**To be done**. All of the listing below must be repeated word for word. Pictures are the only thing to omit.

**Collected material**.

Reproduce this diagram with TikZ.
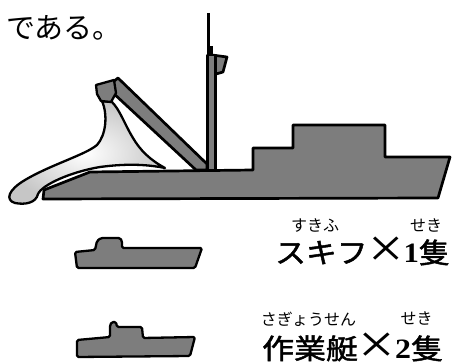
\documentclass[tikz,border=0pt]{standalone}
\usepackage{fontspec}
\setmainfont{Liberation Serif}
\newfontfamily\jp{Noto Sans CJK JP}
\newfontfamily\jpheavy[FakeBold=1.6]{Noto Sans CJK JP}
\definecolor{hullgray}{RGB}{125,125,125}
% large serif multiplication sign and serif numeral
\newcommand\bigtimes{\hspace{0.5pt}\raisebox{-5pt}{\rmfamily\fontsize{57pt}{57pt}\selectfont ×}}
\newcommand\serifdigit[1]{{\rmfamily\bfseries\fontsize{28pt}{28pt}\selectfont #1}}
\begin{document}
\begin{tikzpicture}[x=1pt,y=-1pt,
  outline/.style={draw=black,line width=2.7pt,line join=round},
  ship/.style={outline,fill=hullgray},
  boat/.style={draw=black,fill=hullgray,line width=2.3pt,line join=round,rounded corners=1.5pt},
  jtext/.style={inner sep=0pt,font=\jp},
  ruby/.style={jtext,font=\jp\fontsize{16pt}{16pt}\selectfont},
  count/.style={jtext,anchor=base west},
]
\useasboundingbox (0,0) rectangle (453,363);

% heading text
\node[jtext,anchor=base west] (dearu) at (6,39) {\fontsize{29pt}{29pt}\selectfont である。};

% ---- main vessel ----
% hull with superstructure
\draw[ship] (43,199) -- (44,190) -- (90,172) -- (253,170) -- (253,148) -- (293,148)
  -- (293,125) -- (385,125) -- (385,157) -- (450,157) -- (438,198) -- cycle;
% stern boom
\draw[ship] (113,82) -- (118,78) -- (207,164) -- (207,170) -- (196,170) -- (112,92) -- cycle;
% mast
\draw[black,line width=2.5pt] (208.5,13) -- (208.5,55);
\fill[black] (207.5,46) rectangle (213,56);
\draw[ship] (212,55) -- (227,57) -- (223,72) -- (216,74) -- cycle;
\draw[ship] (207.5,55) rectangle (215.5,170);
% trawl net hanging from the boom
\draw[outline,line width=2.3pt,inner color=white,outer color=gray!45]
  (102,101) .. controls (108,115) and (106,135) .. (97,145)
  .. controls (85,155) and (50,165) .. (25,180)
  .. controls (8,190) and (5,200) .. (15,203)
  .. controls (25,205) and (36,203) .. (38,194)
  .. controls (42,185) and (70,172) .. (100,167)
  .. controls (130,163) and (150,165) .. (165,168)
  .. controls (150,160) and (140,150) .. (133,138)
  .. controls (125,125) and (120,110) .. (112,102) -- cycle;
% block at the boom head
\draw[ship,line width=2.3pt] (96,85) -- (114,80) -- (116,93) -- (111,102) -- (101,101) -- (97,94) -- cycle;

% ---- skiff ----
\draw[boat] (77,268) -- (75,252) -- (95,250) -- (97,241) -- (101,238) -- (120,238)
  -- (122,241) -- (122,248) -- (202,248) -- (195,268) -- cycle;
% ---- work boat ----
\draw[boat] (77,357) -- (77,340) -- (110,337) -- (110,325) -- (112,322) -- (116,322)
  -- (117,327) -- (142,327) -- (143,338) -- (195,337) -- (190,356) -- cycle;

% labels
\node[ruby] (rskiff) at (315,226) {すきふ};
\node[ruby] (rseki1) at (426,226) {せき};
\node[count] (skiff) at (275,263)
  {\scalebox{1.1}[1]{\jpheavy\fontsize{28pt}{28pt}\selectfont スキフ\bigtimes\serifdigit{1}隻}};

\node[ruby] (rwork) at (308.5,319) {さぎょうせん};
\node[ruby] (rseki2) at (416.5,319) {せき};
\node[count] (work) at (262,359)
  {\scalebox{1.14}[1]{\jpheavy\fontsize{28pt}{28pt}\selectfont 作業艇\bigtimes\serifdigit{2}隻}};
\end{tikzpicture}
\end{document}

**The completed task**.
Reproduce this diagram with TikZ.
\documentclass[tikz,border=0pt]{standalone}
\usepackage{fontspec}
\setmainfont{Liberation Serif}
\newfontfamily\jp{Noto Sans CJK JP}
\newfontfamily\jpheavy[FakeBold=1.6]{Noto Sans CJK JP}
\definecolor{hullgray}{RGB}{125,125,125}
% large serif multiplication sign and serif numeral
\newcommand\bigtimes{\hspace{0.5pt}\raisebox{-5pt}{\rmfamily\fontsize{57pt}{57pt}\selectfont ×}}
\newcommand\serifdigit[1]{{\rmfamily\bfseries\fontsize{28pt}{28pt}\selectfont #1}}
\begin{document}
\begin{tikzpicture}[x=1pt,y=-1pt,
  outline/.style={draw=black,line width=2.7pt,line join=round},
  ship/.style={outline,fill=hullgray},
  boat/.style={draw=black,fill=hullgray,line width=2.3pt,line join=round,rounded corners=1.5pt},
  jtext/.style={inner sep=0pt,font=\jp},
  ruby/.style={jtext,font=\jp\fontsize{16pt}{16pt}\selectfont},
  count/.style={jtext,anchor=base west},
]
\useasboundingbox (0,0) rectangle (453,363);

% heading text
\node[jtext,anchor=base west] (dearu) at (6,39) {\fontsize{29pt}{29pt}\selectfont である。};

% ---- main vessel ----
% hull with superstructure
\draw[ship] (43,199) -- (44,190) -- (90,172) -- (253,170) -- (253,148) -- (293,148)
  -- (293,125) -- (385,125) -- (385,157) -- (450,157) -- (438,198) -- cycle;
% stern boom
\draw[ship] (113,82) -- (118,78) -- (207,164) -- (207,170) -- (196,170) -- (112,92) -- cycle;
% mast
\draw[black,line width=2.5pt] (208.5,13) -- (208.5,55);
\fill[black] (207.5,46) rectangle (213,56);
\draw[ship] (212,55) -- (227,57) -- (223,72) -- (216,74) -- cycle;
\draw[ship] (207.5,55) rectangle (215.5,170);
% trawl net hanging from the boom
\draw[outline,line width=2.3pt,inner color=white,outer color=gray!45]
  (102,101) .. controls (108,115) and (106,135) .. (97,145)
  .. controls (85,155) and (50,165) .. (25,180)
  .. controls (8,190) and (5,200) .. (15,203)
  .. controls (25,205) and (36,203) .. (38,194)
  .. controls (42,185) and (70,172) .. (100,167)
  .. controls (130,163) and (150,165) .. (165,168)
  .. controls (150,160) and (140,150) .. (133,138)
  .. controls (125,125) and (120,110) .. (112,102) -- cycle;
% block at the boom head
\draw[ship,line width=2.3pt] (96,85) -- (114,80) -- (116,93) -- (111,102) -- (101,101) -- (97,94) -- cycle;

% ---- skiff ----
\draw[boat] (77,268) -- (75,252) -- (95,250) -- (97,241) -- (101,238) -- (120,238)
  -- (122,241) -- (122,248) -- (202,248) -- (195,268) -- cycle;
% ---- work boat ----
\draw[boat] (77,357) -- (77,340) -- (110,337) -- (110,325) -- (112,322) -- (116,322)
  -- (117,327) -- (142,327) -- (143,338) -- (195,337) -- (190,356) -- cycle;

% labels
\node[ruby] (rskiff) at (315,226) {すきふ};
\node[ruby] (rseki1) at (426,226) {せき};
\node[count] (skiff) at (275,263)
  {\scalebox{1.1}[1]{\jpheavy\fontsize{28pt}{28pt}\selectfont スキフ\bigtimes\serifdigit{1}隻}};

\node[ruby] (rwork) at (308.5,319) {さぎょうせん};
\node[ruby] (rseki2) at (416.5,319) {せき};
\node[count] (work) at (262,359)
  {\scalebox{1.14}[1]{\jpheavy\fontsize{28pt}{28pt}\selectfont 作業艇\bigtimes\serifdigit{2}隻}};
\end{tikzpicture}
\end{document}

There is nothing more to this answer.